Astronomers of the Future Club - October 2018 Meeting Report

by Duncan Lunan



On Thursday October 25th 2018, at the Troon meeting of the Astronomers of the Future Club, the speaker was the return of local astronomer Marc Charron, who this time spoke about ‘Space Exploration: Man vs Machine.’. Marc also showed a selection of his most recent astrophotographs, including Comet Giacobini-Zinner (the first one to be visited by space probe, as it happens), the Moon, Venus, Jupiter and Mars, Perseid and Orionid meteors, the Summer Triangle, Orion and the Pleiades, and a selection of Deep Sky objects including the Dumbbell Nebula, the North American Nebula and the Double Cluster in Perseus.


Turning to the night’s topic, Marc gave a potted history of manned spaceflight, illustrated with stills and videos, from the earliest proposals and the first Soviet and US missions, through the Moon landings and on to the Space Shuttle and the International Space Station, making the point that nearly 50 years after Project Apollo, no astronauts have gone again beyond Low Earth Orbit.
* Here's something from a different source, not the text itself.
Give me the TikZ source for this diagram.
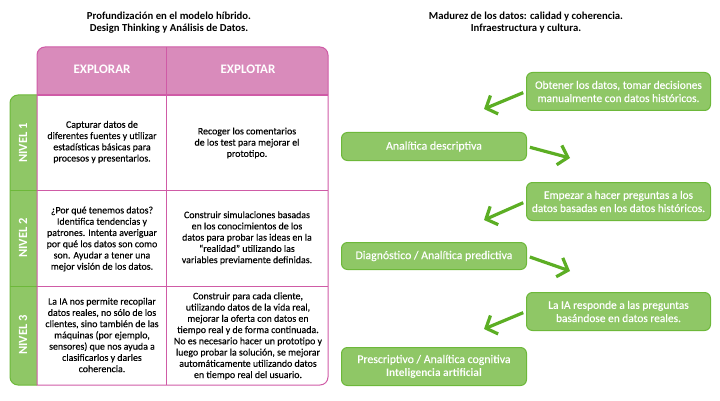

Automated space missions began with Sputnik 1 in 1957 and in the same timesscale they have visited every planet in the Solar System, as well as Pluto and many comets and asteroids, at far lower cost and no risk to human life.


On the plus side, human missions are versatile, make efficient use of their time, and can deal with the unexpected including the need to make repairs. Automated missions are comparatively inexpensive, can survive harsh environments (and are expendable if they don’t), and can take all the time that’s needed to reach distant objectives. On the downside, they’re inflexible, slow, not easily repairable and most of all – as Marc demonstrated with a video of a Space Shuttle launch – they can’t experience and report back on the thrill of the flight itself, which is maybe what we need and want most.


The next meeting of the Astronomers of the Future Club will be on Thursday November 29th, from 7.15 to 9 p.m. at the RSAS Barassie Works Club, 4 Shore Road, Troon, KA10 6AG. Club Treasurer Duncan Lunan will explain his detailed work for the re-erection in November of the Sighthill stone circle, the first astronomically aligned one in Britain for 3000 years, which he designed for Glasgow Parks Department in 1978-79. Duncan will be joined by Nick Fuller, a Trustee of the Club’s parent charity, to describe the recent success of the Glasgow Labyrinth Project.